Platform-Reserved Subnets (Do Not Break These). Some Azure services require dedicated subnets and cannot share space with workloads.
Examples include:
- Azure Firewall (AzureFirewallSubnet)
- VPN Gateway / ExpressRoute (GatewaySubnet)
- Azure Bastion (AzureBastionSubnet)
- Application Gateway
- AKS node pools (recommended)
These subnets exist to support the platform, not applications.
Placing workloads into platform subnets is a design flaw, and something AZ-700 will test explicitly.
Subnet Sizing and IP Consumption
Azure automatically reserves five IP addresses per subnet, which makes overly small subnets a common mistake.
General guidance:
- Application tiers: /24
- Shared services: /24
- Gateways and Bastion: /27–/26
- AKS: larger than expected (node scaling consumes IPs quickly)
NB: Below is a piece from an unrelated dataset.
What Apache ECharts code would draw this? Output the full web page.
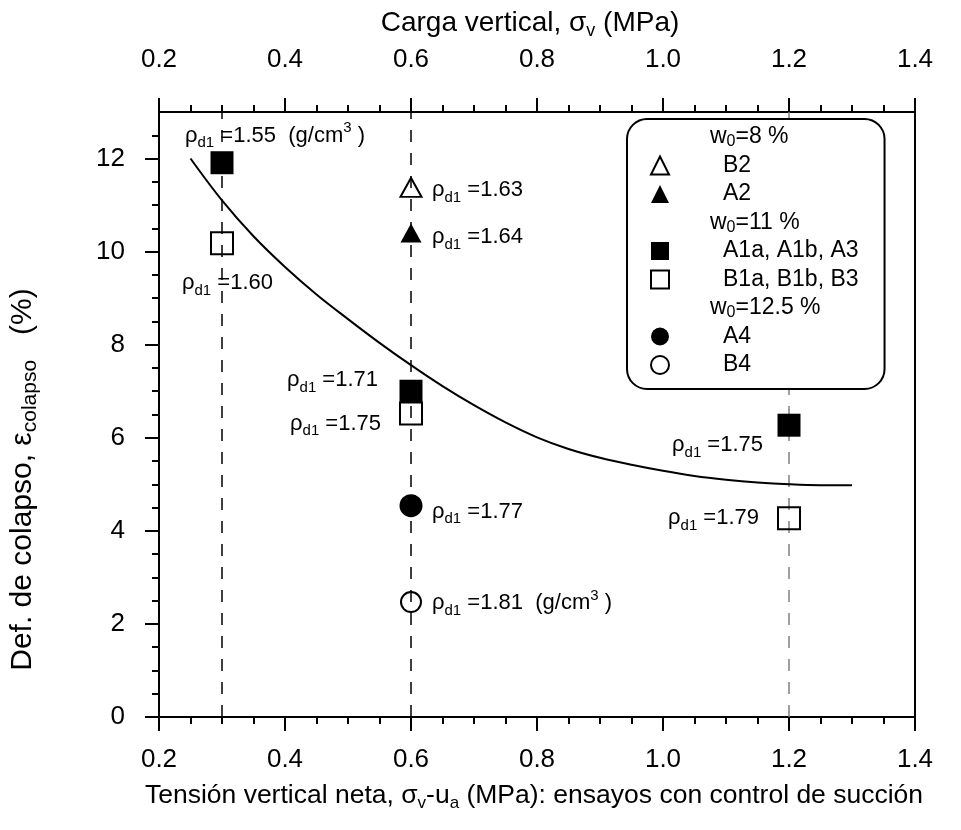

Small subnets may work initially but become blockers as soon as scale or new services are introduced.
Security Boundaries and NSGs
In Azure, subnets are security zones.
Best practice is to:
- Apply Network Security Groups (NSGs) at the subnet level
- Use NIC-level NSGs only for exceptional cases
Each subnet should have:
- Explicit inbound rules
- Explicit outbound rules
- No reliance on default “allow” behaviour
In AZ-700 scenarios, when asked where to apply an NSG, the correct answer is almost always the subnet, not individual virtual machines.
Routing and Traffic Flow Design
Subnet design directly controls routing behaviour.
Each subnet should answer questions such as:
- Does traffic require inspection?
- Should outbound traffic go via Azure Firewall or directly to the internet?
- Is forced tunnelling required?
- Does east–west traffic need to be controlled?
If routing behaviour differs, the subnets should be separate.
User Defined Routes (UDRs) should be applied per subnet, not globally, to maintain clarity and control.
Hybrid Connectivity and DNS Awareness
AZ-700 assumes hybrid connectivity by default.
Subnet design must account for:
- On-prem IP overlap avoidance
- Private Endpoint traffic flows
- DNS resolution paths
Azure’s internal DNS (168.63.129.16) plays a key role in name resolution, and many hybrid issues trace back to subnet design decisions rather than DNS configuration itself.
Planning Private Endpoint subnets early avoids painful rework later.
Isolation and Blast Radius Control
Subnets are one of your main tools for limiting impact.
Good design helps:
- Prevent lateral movement
- Contain failures
- Apply least-privilege networking
Common patterns include:
- Separate VNets for production and non-production
- Isolated subnets for internet-facing workloads
- Dedicated subnets for sensitive services
This isn’t over-engineering, it’s risk management.
Naming, Governance, and Automation
Subnet naming should be:
- Predictable
- Role-based
- Environment-aware
For example:
snet-app-prod-uks-01
snet-shared-prod-uks-01
snet-fw-prod-uks-01
Good naming enables:
- Policy enforcement
- Terraform automation
- Operational clarity at scale
Subnet design should always be infrastructure-as-code first, not portal-driven.